The purchase agreement overlies the entire transaction. It is the agreement under which the issuer is selling to investors. Below are some of the more important sections to pay attention to in the purchase agreement.

  • Purchase and Sale of Preferred Stock: This section will include the price per share.
  • Sale of Additional Shares: This will specify whether you need to close on entire round at once or during some period of time after an initial closing at some minimum amount after which you can finalize the round. So, for example, you might have a maximum round size of $15 million and a minimum initial close of $12 million. You might have 60 days to sell the remaining $3 million to close out the round. This construct is becoming more common now and allows you to raise smaller investment amounts from value-add investors or angels. There may also be certain investors not comfortable leading the round but that you nevertheless would like to include.
  • Schedule of Purchasers: Contains an exhibit including the various purchaser names (and contact info), number of shares to be purchased, cash payment amounts for those shares, and closing dates.
  • Representations and Warranties: These are factual statements the company is making about itself that investors are relying upon to make their investment. They include capitalization, law suits / litigation, intellectual property, material agreements, and so forth. The consequences of being materially wrong (including important errors of omission) are at best an angry investor and at worst an investor that wants their money back.
  1. Certificate of Incorporation (a.k.a. Charter)

The charter authorizes the terms of the stock being sold under the purchase agreement. The charter says what the features of those shares are.

  • Liquidation: This describes what happens when the company is sold, i.e. what the order and amount of payment (the “waterfall”) is to the various classes of shares. Pay particular attention to the section “Payments of Holders of Preferred Stock.” This section will explain the relationship between the preferred classes and their liquidation preference. It is important to understand these terms because it can impact the payment you will receive as a common shareholder (which may get paid after the preferred shares). In particular, multiples of liquidation preference or participation of preferred shares can adversely impact the payment founders receive in the case where the company is not a runaway success.
  • Special voting rights, including rights to elect board members as a class and veto rights.
  • Conversion rights (including automatic conversion provisions, such as in a qualified IPO).
  • Other important rights including dividends, redemption rights, anti-dilution protections.
  1. Investors Rights Agreement

Usually covers four main topics.

  • Registration rights: if company goes public, circumstances under which that happens; and rights of investors once that happens.
  • Information rights: periodic information company has to provide its investors (financial statements, annual budgets, cap table, and other general info).
  • Participation rights or rights of first offer (ROFO): this includes pro rata rights. Investors and entrepreneurs care a lot about this. This is the right of an investor to maintain their fully diluted percentage ownership even through successive funding rounds.
  • Investor director approvals: subset of things the company can not do without some special board approval (of investor directors) like changing compensation, hiring and firing executive officers, related party transactions, incurring indebtedness.
  1. Voting Agreement

Fundamentally, the voting agreement is the document under which shareholders pre-agree how they will vote their shares under specified circumstances. The voting agreement is usually concerned with two governance-related topics.
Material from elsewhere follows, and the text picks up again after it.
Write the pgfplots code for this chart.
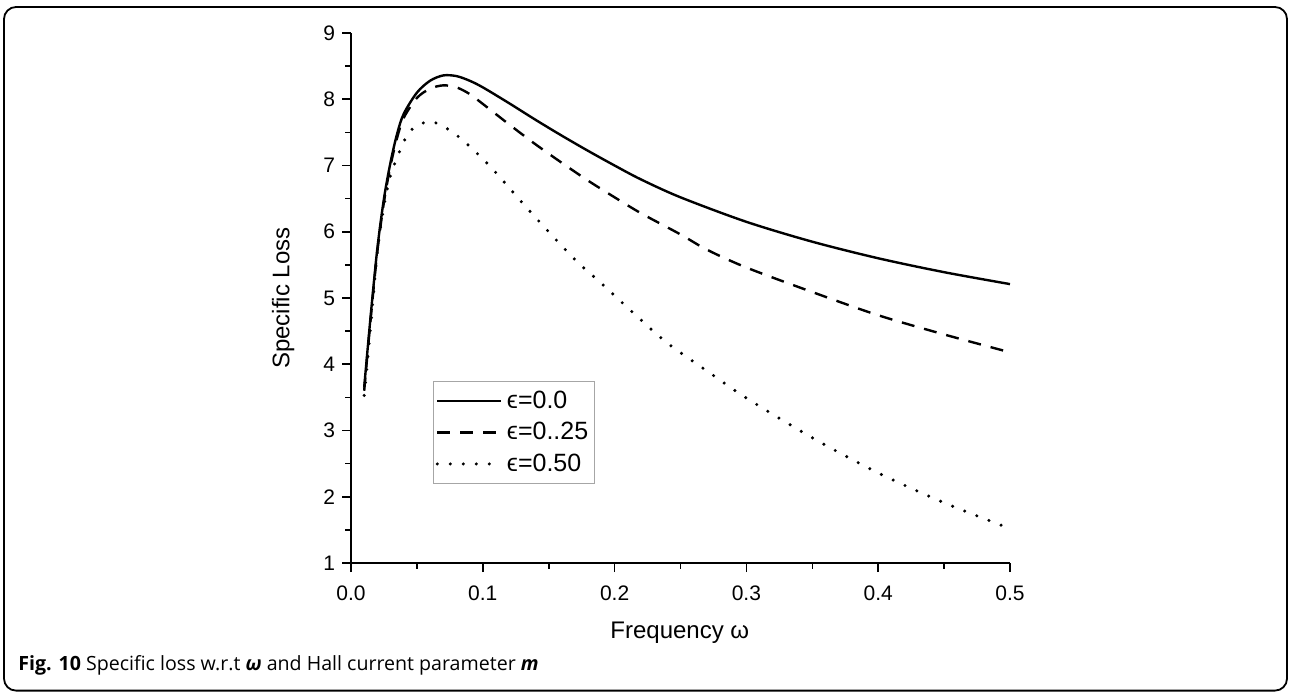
\documentclass[border=0pt]{standalone}
\usepackage{pgfplots}
\pgfplotsset{compat=1.18}
\usepackage{fontspec}
\setmainfont{Liberation Sans}
\newfontfamily\capfont{Open Sans}
\begin{document}
\begin{tikzpicture}[x=1pt,y=1pt]
\path[use as bounding box] (0,0) rectangle (645,346.5);
\draw[line width=0.9pt, rounded corners=6pt] (2,1.2) rectangle (643.5,343);
\begin{axis}[
  at={(175.5pt,65pt)}, anchor=south west,
  width=329.5pt, height=265pt, scale only axis,
  xmin=0, xmax=0.5, ymin=1, ymax=9,
  axis x line=bottom, axis y line=left,
  axis line style={-, line width=1pt},
  xtick={0,0.1,0.2,0.3,0.4,0.5}, ytick={1,2,...,9},
  minor x tick num=1, minor y tick num=1,
  tick align=outside,
  major tick length=4.5pt, minor tick length=2.8pt,
  every tick/.style={line width=0.8pt, black},
  xticklabel style={/pgf/number format/fixed, /pgf/number format/fixed zerofill,
    /pgf/number format/precision=1, yshift=-3.5pt},
  /pgf/number format/assume math mode=true,
  tick label style={font=\fontsize{10.5}{12}\selectfont},
  xlabel={Frequency ω}, ylabel={Specific Loss},
  label style={font=\fontsize{12}{14}\selectfont},
  xlabel style={at={(axis description cs:0.499,-0.132)}, anchor=center},
  ylabel style={at={(axis description cs:-0.103,0.5)}, anchor=center},
  legend style={at={(axis description cs:0.1244,0.343)}, anchor=north west,
    draw=gray!70, line width=0.6pt, font=\fontsize{12.5}{15}\selectfont,
    inner xsep=1pt, inner ysep=2.5pt, row sep=1.5pt},
  legend cell align=left,
  legend image code/.code={\draw[#1] (0pt,0pt) -- (32pt,0pt);},
]
\addplot[black, line width=1.2pt, smooth] coordinates {
(0.01,3.65)(0.015,4.75)(0.02,5.75)(0.025,6.5)(0.03,7.05)(0.035,7.48)(0.04,7.78)
(0.05,8.1)(0.06,8.28)(0.07,8.36)(0.08,8.35)(0.09,8.28)(0.10,8.18)(0.12,7.94)
(0.14,7.69)(0.16,7.45)(0.18,7.22)(0.20,7.00)(0.22,6.79)(0.25,6.52)(0.30,6.15)
(0.35,5.85)(0.40,5.60)(0.45,5.39)(0.50,5.21)};
\addlegendentry{ϵ=0.0}
\addplot[black, line width=1.2pt, smooth, dash pattern=on 6.5pt off 5pt] coordinates {
(0.01,3.6)(0.015,4.7)(0.02,5.7)(0.025,6.45)(0.03,7.0)(0.035,7.42)(0.04,7.72)
(0.05,8.02)(0.06,8.16)(0.07,8.21)(0.08,8.18)(0.09,8.08)(0.10,7.93)(0.12,7.62)
(0.14,7.32)(0.16,7.04)(0.18,6.77)(0.20,6.52)(0.22,6.28)(0.25,5.96)(0.27,5.73)
(0.30,5.46)(0.35,5.09)(0.40,4.74)(0.45,4.45)(0.50,4.18)};
\addlegendentry{ϵ=0..25}
\addplot[black, line width=1.7pt, smooth, line cap=round, dash pattern=on 0pt off 6.5pt] coordinates {
(0.01,3.53)(0.015,4.6)(0.02,5.7)(0.025,6.4)(0.03,6.85)(0.035,7.12)(0.04,7.36)
(0.045,7.52)(0.05,7.6)(0.058,7.66)(0.065,7.64)(0.075,7.53)(0.085,7.38)(0.10,7.10)
(0.11,6.89)(0.133,6.37)(0.156,5.87)(0.173,5.52)(0.19,5.22)(0.215,4.76)(0.24,4.32)
(0.27,3.90)(0.30,3.49)(0.35,2.89)(0.40,2.36)(0.45,1.91)(0.50,1.52)};
\addlegendentry{ϵ=0.50}
\end{axis}
\node[anchor=base west, inner sep=0pt, font=\capfont\fontsize{9.8}{11}\selectfont] at (9,11.5)
  {\textbf{Fig. 10} Specific loss w.r.t \textbf{\textit{ω}} and Hall current parameter \textbf{\textit{m}}};
\end{tikzpicture}
\end{document}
  • Board composition: the voting agreement will indicate who has the right to choose board directors (e.g., the lead investor may designate one person for election – usually the venture partner driving the deal) and obligates the shareholders to vote their shares in support of these choices.
  • Drag along rights: these terms are often a source of confusion for entrepreneurs but are important to understand because they control the timing by which the company will be sold. It obligates shareholders to vote in favor of a transaction that has the support of a specified subset of stakeholders.
    • In some cases, the approval to trigger the drag-along may require the consent of the Board, a majority or supermajority of investors, and a majority or supermajority of key holders/founders. This type of drag-along is mainly focused on ensuring minority stockholders have less ability to interfere with a transaction that is otherwise generally supported by the company and its stockholders.
    • In other cases, the approval might involve a subset that affect the governance balance of the company in exit scenarios, such as the Board and a majority or supermajority of investors, or the Board, investors and common stockholders who are still employed by the company. These types of drag-alongs favor stakeholders who remain actively involved in the company, either as investors or in management.
  1. Right of First Refusal and Co-Sale Agreement

The right of first refusal and co-sale agreement is an agreement that enables the company to have more control over who its shareholders are by requiring key common stockholders to offer shares to the company before selling them to a third party. It also provides investors with an opportunity to purchase shares the company declines to buy and participate in any sale to a third party if investors also declined to buy. Although the agreement is styled as rights of first refusal, it is better thought of by entrepreneurs and other significant common stockholders as fulfilling two principle aims of investors: restricting the ability of founders and other holders of “sweat equity” to transfer shares, and ensuring that if they will be, that the investors have access to liquidity as well. The agreement does not entail that founders and employees can never have access to liquidity before investors – only that when this does occur, it is with the agreement of the company and investors (which is often given, particularly in the context of later stage financing). Of all of the financing agreements, this is the one that generally involves the least negotiation, perhaps because the typical entrepreneur (and certainly the type investors like most) is not a motivated seller when it comes to his or her equity.

 

This post has focused on principle documents in a financing.  Other documents are prominent in the context of an exit, and also contain important obligations an entrepreneur should understand, including the letter of intent (“LOI”), which, like a term sheet, often contains a summary of the most important terms that will appear in the definitive acquisition agreement.  In addition to the headline purchase price, post-closing price adjustments can be complex and can materially impact the ultimate purchase price. We will address M&A deal documents in a future post.

The formal legal documents in a standard venture financing are not especially complex. However, if it is your first funding round as an entrepreneur, they can be a little daunting. We hope this post gives you a high-level familiarity with the various documents and the confidence to negotiate favorable financial and governance terms that work for you.